Même si Bagdad fait valoir la solidité retrouvée de son appareil d’Etat après les victoires face à l’EI, le pays pourra difficilement s’exonérer d’une réflexion sur les raisons de la montée en puissance du groupe jihadiste. Il faudra «tirer les leçons» de la chute de Mossoul en 2014, prévenait récemment le Premier ministre Haider al-Abadi. «Il y a forcément eu d’énormes erreurs commises», a-t-il martelé, alors que les jihadistes se sont emparés de Mossoul à la faveur de la débandade de l’armée irakienne.
En Syrie, où l’EI est sous le feu de combattants arabes et kurdes soutenus par les Etats-Unis à Raqa et recule face au régime syrien dans le désert central, les défis seront encore plus immenses.
Retour à la « case diplomatie »
A Raqa, en cas de victoire, les forces kurdes qui dominent l’alliance de combattants antijihadistes, pourraient se heurter au régime qui «ne veut pas qu’une administration autonome s’installe dans la ville», affirme le géographe et spécialiste de la Syrie Fabrice Balanche. La guerre en Syrie «dépasse la question de l’EI», rappelle M. Ould Mohamedou. Et outre les différents fronts sur le terrain, le pays est devenu le théâtre de guerres par procuration entre puissances régionales et mondiales.
«Au nom de la lutte contre le terrorisme islamiste, nombre de gouvernements occidentaux ont de plus en plus fermé les yeux sur les massacres du régime syrien», dit-il.
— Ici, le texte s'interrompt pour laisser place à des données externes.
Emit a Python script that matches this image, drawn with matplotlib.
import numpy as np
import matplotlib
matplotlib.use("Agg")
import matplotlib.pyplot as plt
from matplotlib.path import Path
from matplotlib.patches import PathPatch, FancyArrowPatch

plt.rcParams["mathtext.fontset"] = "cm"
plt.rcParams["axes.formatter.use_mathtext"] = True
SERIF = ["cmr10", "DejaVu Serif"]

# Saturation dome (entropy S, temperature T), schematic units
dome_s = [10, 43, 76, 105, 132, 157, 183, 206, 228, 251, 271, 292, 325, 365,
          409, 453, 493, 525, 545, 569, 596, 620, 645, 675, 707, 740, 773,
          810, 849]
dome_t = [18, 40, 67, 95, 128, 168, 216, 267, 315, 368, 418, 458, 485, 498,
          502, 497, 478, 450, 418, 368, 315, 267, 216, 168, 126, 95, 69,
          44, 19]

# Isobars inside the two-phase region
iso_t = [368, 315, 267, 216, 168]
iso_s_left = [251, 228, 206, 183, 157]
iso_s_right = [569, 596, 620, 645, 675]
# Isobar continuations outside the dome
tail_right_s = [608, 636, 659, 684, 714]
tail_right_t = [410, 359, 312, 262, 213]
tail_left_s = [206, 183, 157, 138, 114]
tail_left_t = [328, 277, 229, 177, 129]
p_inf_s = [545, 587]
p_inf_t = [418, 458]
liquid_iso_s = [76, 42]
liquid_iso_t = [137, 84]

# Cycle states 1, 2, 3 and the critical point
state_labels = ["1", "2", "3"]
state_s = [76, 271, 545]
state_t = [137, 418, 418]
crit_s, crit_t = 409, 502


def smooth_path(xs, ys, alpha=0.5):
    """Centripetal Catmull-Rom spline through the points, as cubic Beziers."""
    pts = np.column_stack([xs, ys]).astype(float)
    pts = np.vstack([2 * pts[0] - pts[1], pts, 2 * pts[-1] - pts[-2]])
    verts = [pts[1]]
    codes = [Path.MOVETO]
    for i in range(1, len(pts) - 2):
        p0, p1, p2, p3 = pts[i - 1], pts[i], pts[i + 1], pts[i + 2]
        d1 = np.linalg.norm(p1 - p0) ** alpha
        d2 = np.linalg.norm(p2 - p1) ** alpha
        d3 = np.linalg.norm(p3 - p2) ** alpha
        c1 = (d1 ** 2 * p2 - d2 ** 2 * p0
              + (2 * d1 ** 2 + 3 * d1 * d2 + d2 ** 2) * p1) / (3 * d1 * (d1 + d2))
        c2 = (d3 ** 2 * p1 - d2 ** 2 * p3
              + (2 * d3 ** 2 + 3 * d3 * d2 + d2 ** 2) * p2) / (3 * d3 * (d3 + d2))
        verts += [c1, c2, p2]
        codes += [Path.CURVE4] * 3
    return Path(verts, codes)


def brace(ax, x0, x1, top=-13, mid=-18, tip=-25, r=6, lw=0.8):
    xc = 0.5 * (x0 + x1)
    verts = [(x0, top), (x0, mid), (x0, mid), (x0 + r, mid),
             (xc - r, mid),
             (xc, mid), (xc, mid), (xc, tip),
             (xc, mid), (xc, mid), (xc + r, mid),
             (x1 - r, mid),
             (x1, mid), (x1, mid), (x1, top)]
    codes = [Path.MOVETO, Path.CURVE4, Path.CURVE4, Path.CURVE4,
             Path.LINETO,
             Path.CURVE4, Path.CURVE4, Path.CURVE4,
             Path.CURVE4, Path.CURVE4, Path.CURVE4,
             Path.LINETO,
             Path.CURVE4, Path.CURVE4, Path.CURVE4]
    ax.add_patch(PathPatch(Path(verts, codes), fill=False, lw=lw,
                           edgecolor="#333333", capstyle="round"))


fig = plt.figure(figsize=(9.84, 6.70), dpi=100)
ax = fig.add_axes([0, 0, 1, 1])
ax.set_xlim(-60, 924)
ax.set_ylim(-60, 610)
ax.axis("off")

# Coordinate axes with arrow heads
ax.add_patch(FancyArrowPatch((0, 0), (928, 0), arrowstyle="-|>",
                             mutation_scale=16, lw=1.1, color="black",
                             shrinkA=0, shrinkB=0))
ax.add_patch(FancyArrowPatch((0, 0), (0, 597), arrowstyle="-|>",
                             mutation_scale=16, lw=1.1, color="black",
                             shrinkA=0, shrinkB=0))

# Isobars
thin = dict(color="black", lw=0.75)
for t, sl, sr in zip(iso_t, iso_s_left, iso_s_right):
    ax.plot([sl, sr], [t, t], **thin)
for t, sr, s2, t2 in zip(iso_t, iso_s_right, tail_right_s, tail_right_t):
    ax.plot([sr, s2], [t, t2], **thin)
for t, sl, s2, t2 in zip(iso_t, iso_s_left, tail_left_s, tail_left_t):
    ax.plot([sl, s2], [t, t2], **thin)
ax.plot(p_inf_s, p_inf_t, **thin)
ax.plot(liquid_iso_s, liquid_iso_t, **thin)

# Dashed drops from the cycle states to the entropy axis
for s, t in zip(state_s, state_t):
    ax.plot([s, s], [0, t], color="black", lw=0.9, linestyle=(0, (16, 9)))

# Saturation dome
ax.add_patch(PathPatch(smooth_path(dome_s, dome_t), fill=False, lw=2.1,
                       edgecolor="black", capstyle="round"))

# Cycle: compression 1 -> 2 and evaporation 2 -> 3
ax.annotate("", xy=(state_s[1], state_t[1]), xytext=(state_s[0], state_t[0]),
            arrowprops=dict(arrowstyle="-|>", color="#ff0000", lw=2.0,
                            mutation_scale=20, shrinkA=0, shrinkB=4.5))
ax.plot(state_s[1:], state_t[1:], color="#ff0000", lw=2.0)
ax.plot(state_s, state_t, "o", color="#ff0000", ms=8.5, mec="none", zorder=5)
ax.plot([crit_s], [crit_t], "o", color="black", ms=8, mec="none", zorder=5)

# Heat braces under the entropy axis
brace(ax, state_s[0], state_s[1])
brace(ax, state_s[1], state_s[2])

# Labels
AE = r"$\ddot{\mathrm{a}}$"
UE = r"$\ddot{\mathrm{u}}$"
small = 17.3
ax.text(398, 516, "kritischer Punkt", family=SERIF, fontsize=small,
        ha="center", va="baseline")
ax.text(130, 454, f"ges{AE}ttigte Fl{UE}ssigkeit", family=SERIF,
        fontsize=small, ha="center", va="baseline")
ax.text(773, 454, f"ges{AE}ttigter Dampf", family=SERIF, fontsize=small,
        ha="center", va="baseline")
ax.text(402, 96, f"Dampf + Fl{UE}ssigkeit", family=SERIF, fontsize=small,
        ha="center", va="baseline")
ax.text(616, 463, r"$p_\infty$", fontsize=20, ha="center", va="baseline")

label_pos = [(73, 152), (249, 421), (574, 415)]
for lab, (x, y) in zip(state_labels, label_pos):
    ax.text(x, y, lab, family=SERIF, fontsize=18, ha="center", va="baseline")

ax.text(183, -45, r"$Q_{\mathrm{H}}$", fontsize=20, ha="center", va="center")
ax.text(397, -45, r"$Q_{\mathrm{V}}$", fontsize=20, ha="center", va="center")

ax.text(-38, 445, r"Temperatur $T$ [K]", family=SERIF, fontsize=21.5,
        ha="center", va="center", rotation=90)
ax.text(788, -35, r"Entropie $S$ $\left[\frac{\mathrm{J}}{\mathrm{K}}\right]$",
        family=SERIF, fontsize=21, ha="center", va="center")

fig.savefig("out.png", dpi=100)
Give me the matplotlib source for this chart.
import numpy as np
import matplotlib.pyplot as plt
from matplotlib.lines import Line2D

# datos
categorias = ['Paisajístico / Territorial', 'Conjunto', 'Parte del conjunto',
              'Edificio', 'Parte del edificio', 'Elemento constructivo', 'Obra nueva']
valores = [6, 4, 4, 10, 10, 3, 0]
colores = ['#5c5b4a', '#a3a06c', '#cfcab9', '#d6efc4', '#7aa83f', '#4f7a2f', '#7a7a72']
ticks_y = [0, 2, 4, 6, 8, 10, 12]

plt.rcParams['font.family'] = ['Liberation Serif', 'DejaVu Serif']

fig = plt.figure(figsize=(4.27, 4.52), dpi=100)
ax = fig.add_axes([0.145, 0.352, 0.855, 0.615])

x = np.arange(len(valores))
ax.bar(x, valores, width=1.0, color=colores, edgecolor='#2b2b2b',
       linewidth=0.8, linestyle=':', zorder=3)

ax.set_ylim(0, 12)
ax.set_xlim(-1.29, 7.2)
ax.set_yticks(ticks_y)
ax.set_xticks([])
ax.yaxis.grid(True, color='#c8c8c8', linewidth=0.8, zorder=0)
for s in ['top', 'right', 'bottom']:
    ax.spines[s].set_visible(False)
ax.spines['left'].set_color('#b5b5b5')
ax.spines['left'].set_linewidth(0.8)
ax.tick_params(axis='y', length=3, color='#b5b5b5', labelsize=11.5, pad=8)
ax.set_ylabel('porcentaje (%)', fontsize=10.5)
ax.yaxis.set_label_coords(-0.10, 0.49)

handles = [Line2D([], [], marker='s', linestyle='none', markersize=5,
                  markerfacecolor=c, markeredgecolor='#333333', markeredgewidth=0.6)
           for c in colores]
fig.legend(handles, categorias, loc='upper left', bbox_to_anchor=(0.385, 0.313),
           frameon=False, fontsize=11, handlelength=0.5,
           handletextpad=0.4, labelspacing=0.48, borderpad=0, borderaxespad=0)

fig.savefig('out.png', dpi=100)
Mais pour mettre fin à ce conflit pour lequel il n’y a «pas de consensus et encore moins de vision statique» au sein de la communauté internationale, «le retour à la case diplomatie est inévitable». Répondre à ces dilemmes politiques sera surtout crucial pour les millions de déplacés et de réfugiés qui attendent retour et reconstruction.
Pendant trois ans, l’EI a tenu jusqu’à près du tiers du territoire irakien et de larges pans de la Syrie. Il a «maillé militairement ces zones et y a assis une proto-administration», souligne M. Ould Mohamedou. «Son empreinte sera longue». Aujourd’hui il est en embuscade, assurent les experts, et pourrait ressurgir, plus fort, comme cela a déjà été le cas par le passé. Pour cette organisation ultraradicale, «les mots-clés sont réorganisation et redéploiement», affirme M. Guidère.
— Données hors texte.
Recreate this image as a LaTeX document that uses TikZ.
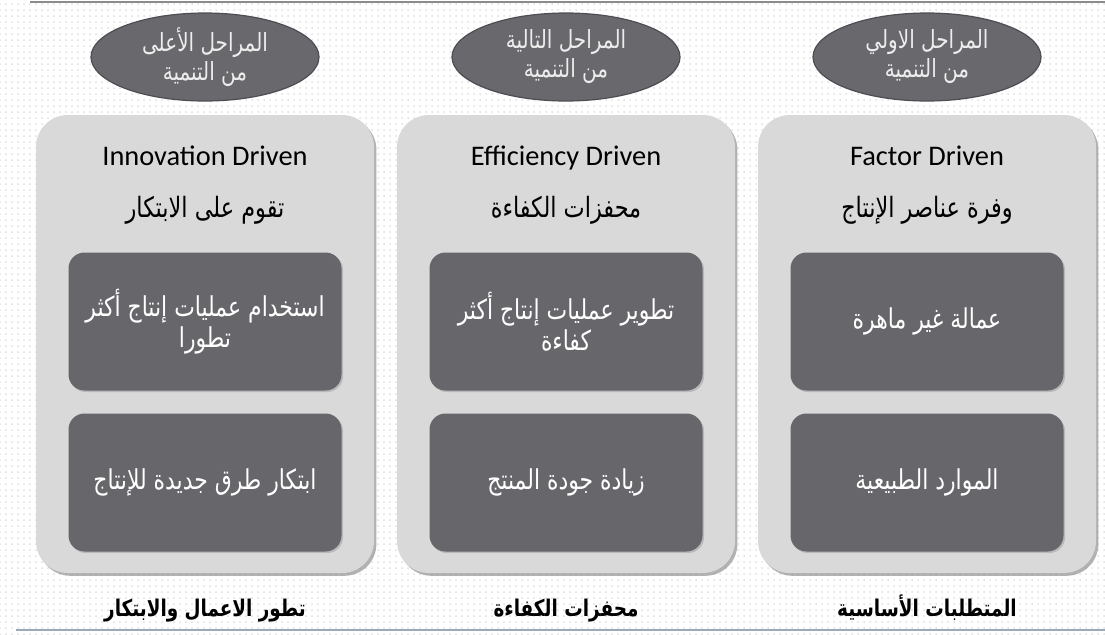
\documentclass[tikz,border=0pt]{standalone}
\usepackage{fontspec}
\setmainfont{Carlito}
\newfontfamily\arabicfont[Script=Arabic,FakeStretch=0.8]{DejaVu Sans}
\TeXXeTstate=1
\usetikzlibrary{positioning,shapes.geometric,shadows,patterns}
\definecolor{ovalgray}{HTML}{69686D}
\definecolor{ovalline}{HTML}{4E4D54}
\definecolor{panelgray}{HTML}{D9D9D9}
\definecolor{itemgray}{HTML}{67666B}
\definecolor{ruletop}{HTML}{8C8C8C}
\definecolor{rulebottom}{HTML}{9AAAB8}
\newcommand{\ar}[1]{\arabicfont\beginR #1\endR}

\begin{document}
\begin{tikzpicture}[node distance=180.5pt, on grid,
    stage/.style={ellipse, draw=ovalline, line width=0.6pt, fill=ovalgray, text=white!93!black,
      minimum width=114pt, minimum height=44pt, inner sep=0pt, align=center,
      font=\fontsize{12.5}{14.5}\selectfont},
    panel/.style={fill=panelgray, rounded corners=16pt, minimum width=169pt, minimum height=229pt,
      drop shadow={shadow xshift=1.2pt, shadow yshift=-1.4pt, opacity=0.6}},
    title/.style={font=\fontsize{14.2}{17}\selectfont, text height=10pt, text depth=3pt},
    subtitle/.style={font=\fontsize{14}{16}\selectfont, text height=11pt, text depth=4pt},
    item/.style={fill=itemgray, text=white, rounded corners=8pt, minimum width=136.5pt,
      minimum height=69pt, align=center, font=\fontsize{13.7}{15.5}\selectfont,
      drop shadow={shadow xshift=0.8pt, shadow yshift=-0.8pt, opacity=0.35}},
    footer/.style={font=\bfseries\fontsize{11.5}{14}\selectfont, text height=9pt, text depth=3pt}]
\useasboundingbox (0,0) rectangle (552.5pt,-317pt);
\fill[white] (0,0) rectangle (552.5pt,-317pt);
\fill[pattern=dots, pattern color=gray!25] (0,0) rectangle (552.5pt,-317pt);
\draw[ruletop, line width=1pt] (15pt,-1pt) -- (552.5pt,-1pt);
\draw[rulebottom, line width=1pt] (8pt,-315pt) -- (552.5pt,-315pt);

\node[panel] (factor) at (463.5pt,-172pt) {};
\node[panel, left=of factor] (eff) {};
\node[panel, left=of eff] (innov) {};

\node[stage, above=143.5pt of factor] (sF) {\ar{المراحل الاولي}\\\ar{من التنمية}};
\node[stage, above=143.5pt of eff] (sE) {\ar{المراحل التالية}\\\ar{من التنمية}};
\node[stage, above=143.5pt of innov] (sI) {\ar{المراحل الأعلى}\\\ar{من التنمية}};

\node[title, above=93pt of factor] (tF) {Factor Driven};
\node[title, above=93pt of eff] (tE) {Efficiency Driven};
\node[title, above=93pt of innov] (tI) {Innovation Driven};

\node[subtitle, below=26pt of tF] (aF) {\ar{وفرة عناصر الإنتاج}};
\node[subtitle, below=26pt of tE] (aE) {\ar{محفزات الكفاءة}};
\node[subtitle, below=26pt of tI] (aI) {\ar{تقوم على الابتكار}};

\node[item, above=11.25pt of factor] (f1) {\ar{عمالة غير ماهرة}};
\node[item, below=80.5pt of f1] (f2) {\ar{الموارد الطبيعية}};
\node[item, above=11.25pt of eff] (e1) {\ar{تطوير عمليات إنتاج أكثر}\\\ar{كفاءة}};
\node[item, below=80.5pt of e1] (e2) {\ar{زيادة جودة المنتج}};
\node[item, above=11.25pt of innov] (i1) {\ar{استخدام عمليات إنتاج أكثر}\\\ar{تطورا}};
\node[item, below=80.5pt of i1] (i2) {\ar{ابتكار طرق جديدة للإنتاج}};

\node[footer, below=133pt of factor] (bF) {\ar{المتطلبات الأساسية}};
\node[footer, below=133pt of eff] (bE) {\ar{محفزات الكفاءة}};
\node[footer, below=133pt of innov] (bI) {\ar{تطور الاعمال والابتكار}};
\end{tikzpicture}
\end{document}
En 2007, rappelle M. Ould Mohamedou, «on annonçait la disparition» de l’Etat islamique en Irak (EII), dont est issu l’EI. Mais sept ans plus tard, ce groupe est «revenu plus fort» après sa réapparition en Syrie et en Irak, s’emparant de vastes régions et se faisant appeler «Etat islamique». En cas de défaite en Syrie, «comme en Irak, il rebondira ailleurs et surtout sous de nouveaux habits», affirme cet auteur de «A theory of ISIS», un livre consacré à l’évolution de l’EI.